Grese was targeting introverts — you know, those quiet types who don't find small talk all that fun and feel that boisterous groups, maybe even any large group, are draining.
The club, called "Introverts of OSU", has some 50 Facebook members, all Ohio State students who "liked" the page. But, so far, no one wants to meet face-to-face.
"I told people we could just each bring a book, go someplace and ignore each other, but no one even wanted to get together to do that," says Grese, a 22-year-old Ohio State English major.
It's estimated that about one-third of people are true introverts. But college orientations and dorm culture are not structured for students who prefer alone time to forced socializing. That means many young people are arriving at campuses which are geared around extraversion as the "healthy norm," says Dr. William Pannapacker, the DuMez Professor of English and Director of the Mellon Scholars Program at Hope College in Michigan.
"There still is a large athletics and Greek system that does not favor quieter students, nor do large classes, or small classes that demand a lot of unprompted engagement," says Pannapacker.
Out of the Comfort Zone
College, however, is however a time when even the most died-in-the-wool introverts like Grese have to step out of their comfort zones.
"People are thrown into situations with roommates, especially as freshmen, and no one knows each other and no one has anything in common," says Grese. "It takes a lot of work to build friendships, and for an introvert sometimes it can be easier to disengage and go to the library alone."
Classroom situations can be equally as tough.
"I see people interacting with classmates, and I wind up looking at my desk," says Grese, adding that she loves her classes, which helps a lot.
On the other hand, college can help introverts expand their horizons, especially after the social difficulties of middle school and high school.
That's what Allison Acquaviva found when she attended Utica College in New York. She graduated last year with a degree in public relations, after blogging about what it takes to navigate college as an introvert.
"College gave me freedom to feel welcome, because there were a lot more people like me, introverted," says Acquaviva, 22, who now works for several non-profits and is honing her public relations, marketing and social media skills. "It was much easier to open up and be friendly with other people, especially those people I got to know in my major."
Cool to be quiet
Being introverted was once considered part of a mental disorder and there is still somewhat of an underlying stigma.
Several years ago, Pannapacker was teaching a class on vocational exploration. He and his 20 students took the Myers-Briggs assessment. However, the results showed he was the only introvert in the room which, considering the sample size, didn't add up.
A "good percentage" of the students were covering up their introverted natures because of the the negative association, he believes.
But change is happening.
It may be that more introverts are finding out it's kind of cool to recharge alone, with best-selling books like Susan Cain's "Quiet: The Power Of Introverts In A World That Can't Stop Talking," bolstering the cause.

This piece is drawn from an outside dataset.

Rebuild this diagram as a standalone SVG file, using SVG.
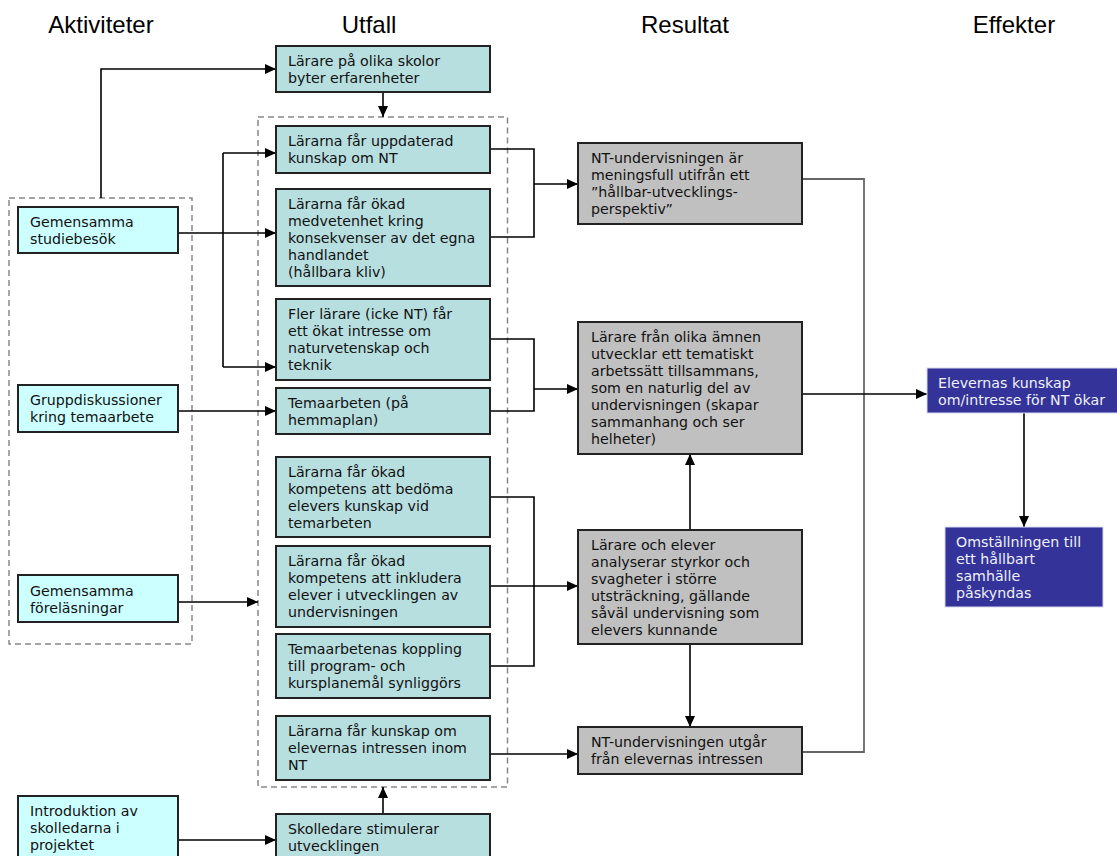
<svg xmlns="http://www.w3.org/2000/svg" width="1117" height="856" viewBox="0 0 1117 856">
<defs>
<marker id="ah" markerUnits="userSpaceOnUse" markerWidth="11" markerHeight="10" refX="11" refY="5" orient="auto"><path d="M0,0 L11,5 L0,10 z" fill="#000"/></marker>
<style>
.hdr{font-family:"Liberation Sans",Arial,sans-serif;font-size:24px;fill:#000;text-anchor:middle}
.t{font-family:"DejaVu Sans",Verdana,sans-serif;font-size:14.2px;fill:#111}
.tw{font-family:"DejaVu Sans",Verdana,sans-serif;font-size:14.2px;fill:#f0f0f8}
.act{fill:#ccffff;stroke:#222;stroke-width:2}
.out{fill:#b8dfe0;stroke:#222;stroke-width:2}
.res{fill:#c0c0c0;stroke:#222;stroke-width:2}
.eff{fill:#333399;stroke:#d8d8ee;stroke-width:1}
.grp{fill:none;stroke:#888;stroke-width:1.5;stroke-dasharray:6 4}
.c{fill:none;stroke:#000;stroke-width:1.6}
.ca{fill:none;stroke:#000;stroke-width:1.6;marker-end:url(#ah)}
.cg{fill:none;stroke:#666;stroke-width:1.8}
</style>
</defs>
<rect width="1117" height="856" fill="#fff"/>
<g id="headers">
<text class="hdr" x="101" y="33">Aktiviteter</text>
<text class="hdr" x="369" y="33">Utfall</text>
<text class="hdr" x="685" y="33">Resultat</text>
<text class="hdr" x="1014" y="33">Effekter</text>
</g>
<g id="groups">
<rect class="grp" x="9" y="198" width="183" height="446"/>
<rect class="grp" x="258" y="117" width="249.5" height="670"/>
</g>
<g id="connectors">
<path class="ca" d="M101,198 V69 H276"/>
<path class="ca" d="M383,92 V117"/>
<path class="ca" d="M178,233 H276"/>
<path class="c" d="M223,153 V367"/>
<path class="ca" d="M223,153 H276"/>
<path class="ca" d="M223,367 H276"/>
<path class="ca" d="M178,411 H276"/>
<path class="ca" d="M178,602 H258"/>
<path class="ca" d="M178,840 H276"/>
<path class="ca" d="M383,814 V787"/>
<path class="c" d="M490,149 H534 V237 H490"/>
<path class="ca" d="M534,184 H578"/>
<path class="c" d="M490,339 H534 V411 H490"/>
<path class="ca" d="M534,389 H578"/>
<path class="c" d="M490,497 H534 V666 H490"/>
<path class="ca" d="M490,586 H578"/>
<path class="ca" d="M490,754 H578"/>
<path class="ca" d="M690,530 V454"/>
<path class="ca" d="M690,644 V727"/>
<path class="cg" d="M802,179 H864 V752 H802"/>
<path class="ca" d="M802,394 H927"/>
<path class="ca" d="M1024,413 V527"/>
</g>
<g id="a1"><rect class="act" x="18" y="207" width="160" height="46"/><text class="t" x="30" y="227">Gemensamma</text><text class="t" x="30" y="244">studiebesök</text></g>
<g id="a2"><rect class="act" x="18" y="385" width="160" height="47"/><text class="t" x="30" y="405">Gruppdiskussioner</text><text class="t" x="30" y="422">kring temaarbete</text></g>
<g id="a3"><rect class="act" x="18" y="575" width="160" height="47"/><text class="t" x="30" y="596">Gemensamma</text><text class="t" x="30" y="613">föreläsningar</text></g>
<g id="a4"><rect class="act" x="18" y="796" width="160" height="70"/><text class="t" x="30" y="816">Introduktion av</text><text class="t" x="30" y="833">skolledarna i</text><text class="t" x="30" y="850">projektet</text></g>
<g id="u1"><rect class="out" x="276" y="46" width="214" height="46"/><text class="t" x="288" y="66">Lärare på olika skolor</text><text class="t" x="288" y="83">byter erfarenheter</text></g>
<g id="u2"><rect class="out" x="276" y="126" width="214" height="47"/><text class="t" x="288" y="146">Lärarna får uppdaterad</text><text class="t" x="288" y="163">kunskap om NT</text></g>
<g id="u3"><rect class="out" x="276" y="189" width="214" height="97"/><text class="t" x="288" y="209">Lärarna får ökad</text><text class="t" x="288" y="226">medvetenhet kring</text><text class="t" x="288" y="243">konsekvenser av det egna</text><text class="t" x="288" y="260">handlandet</text><text class="t" x="288" y="277">(hållbara kliv)</text></g>
<g id="u4"><rect class="out" x="276" y="299" width="214" height="81"/><text class="t" x="288" y="319">Fler lärare (icke NT) får</text><text class="t" x="288" y="336">ett ökat intresse om</text><text class="t" x="288" y="353">naturvetenskap och</text><text class="t" x="288" y="370">teknik</text></g>
<g id="u5"><rect class="out" x="276" y="388" width="214" height="46"/><text class="t" x="288" y="408">Temaarbeten (på</text><text class="t" x="288" y="425">hemmaplan)</text></g>
<g id="u6"><rect class="out" x="276" y="457" width="214" height="80"/><text class="t" x="288" y="477">Lärarna får ökad</text><text class="t" x="288" y="494">kompetens att bedöma</text><text class="t" x="288" y="511">elevers kunskap vid</text><text class="t" x="288" y="528">temarbeten</text></g>
<g id="u7"><rect class="out" x="276" y="546" width="214" height="81"/><text class="t" x="288" y="566">Lärarna får ökad</text><text class="t" x="288" y="583">kompetens att inkludera</text><text class="t" x="288" y="600">elever i utvecklingen av</text><text class="t" x="288" y="617">undervisningen</text></g>
<g id="u8"><rect class="out" x="276" y="634" width="214" height="64"/><text class="t" x="288" y="654">Temaarbetenas koppling</text><text class="t" x="288" y="671">till program- och</text><text class="t" x="288" y="688">kursplanemål synliggörs</text></g>
<g id="u9"><rect class="out" x="276" y="716" width="214" height="64"/><text class="t" x="288" y="736">Lärarna får kunskap om</text><text class="t" x="288" y="753">elevernas intressen inom</text><text class="t" x="288" y="770">NT</text></g>
<g id="u10"><rect class="out" x="276" y="814" width="214" height="52"/><text class="t" x="288" y="834">Skolledare stimulerar</text><text class="t" x="288" y="851">utvecklingen</text></g>
<g id="r1"><rect class="res" x="578" y="143" width="224" height="81"/><text class="t" x="591" y="163">NT-undervisningen är</text><text class="t" x="591" y="180">meningsfull utifrån ett</text><text class="t" x="591" y="197">”hållbar-utvecklings-</text><text class="t" x="591" y="214">perspektiv”</text></g>
<g id="r2"><rect class="res" x="578" y="322" width="224" height="132"/><text class="t" x="591" y="342">Lärare från olika ämnen</text><text class="t" x="591" y="359">utvecklar ett tematiskt</text><text class="t" x="591" y="376">arbetssätt tillsammans,</text><text class="t" x="591" y="393">som en naturlig del av</text><text class="t" x="591" y="410">undervisningen (skapar</text><text class="t" x="591" y="427">sammanhang och ser</text><text class="t" x="591" y="444">helheter)</text></g>
<g id="r3"><rect class="res" x="578" y="530" width="224" height="114"/><text class="t" x="591" y="550">Lärare och elever</text><text class="t" x="591" y="567">analyserar styrkor och</text><text class="t" x="591" y="584">svagheter i större</text><text class="t" x="591" y="601">utsträckning, gällande</text><text class="t" x="591" y="618">såväl undervisning som</text><text class="t" x="591" y="635">elevers kunnande</text></g>
<g id="r4"><rect class="res" x="578" y="727" width="224" height="47"/><text class="t" x="591" y="747">NT-undervisningen utgår</text><text class="t" x="591" y="764">från elevernas intressen</text></g>
<g id="e1"><rect class="eff" x="927" y="368" width="192" height="45"/><text class="tw" x="938" y="388">Elevernas kunskap</text><text class="tw" x="938" y="405">om/intresse för NT ökar</text></g>
<g id="e2"><rect class="eff" x="945" y="527" width="158" height="80"/><text class="tw" x="956" y="547">Omställningen till</text><text class="tw" x="956" y="564">ett hållbart</text><text class="tw" x="956" y="581">samhälle</text><text class="tw" x="956" y="598">påskyndas</text></g>
</svg>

Popular culture helps, too, as does the rise of technology as a lucrative career field, and the increasing proliferation of subcultures enabled by social media.
"Introversion is slightly less likely to be labeled as unhealthy," says Pannapacker, who wrote about his classroom Myers-Briggs experience and the difficulties some introverted graduate students may face for The Chronicle of Higher Education. "I am seeing some growth in acceptance of what might be called 'nerd' culture in a way that is affirming," says Pannapacker.

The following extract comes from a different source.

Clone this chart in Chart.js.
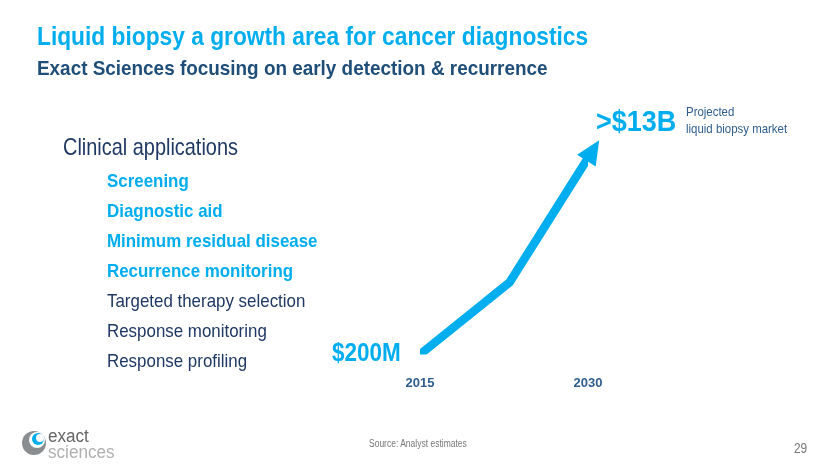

Though it can sometimes feel overwhelming, college campus introverts can find their way.
"Just because you're an introvert doesn't mean you don't have social skills," says Acquaviva.
Grese, who hopes to pursue a master's degree in creative writing, found a core group of friends.
Train against type
For introverted high school students who may be a little fearful of making that leap to college, Pannapacker recommends looking for ". . . classes and professors that will affirm who you are as a person," he says.
And don't limit yourself.
"It is healthy to train against personality type, even if you need to regenerate after doing so," he says.
It's also important to "create your own fun," Acquaviva says. Find pursuits like yoga, art, and other activities that may cater to the more reserved.
And, most of all, accept who you are, says Grese — whether you are an introvert or an extrovert.
"I think there is a misconception that all introverts are ruminative and all extroverts just want to party," says Grese. "Everyone is important, and everyone contributes. We just do it differently."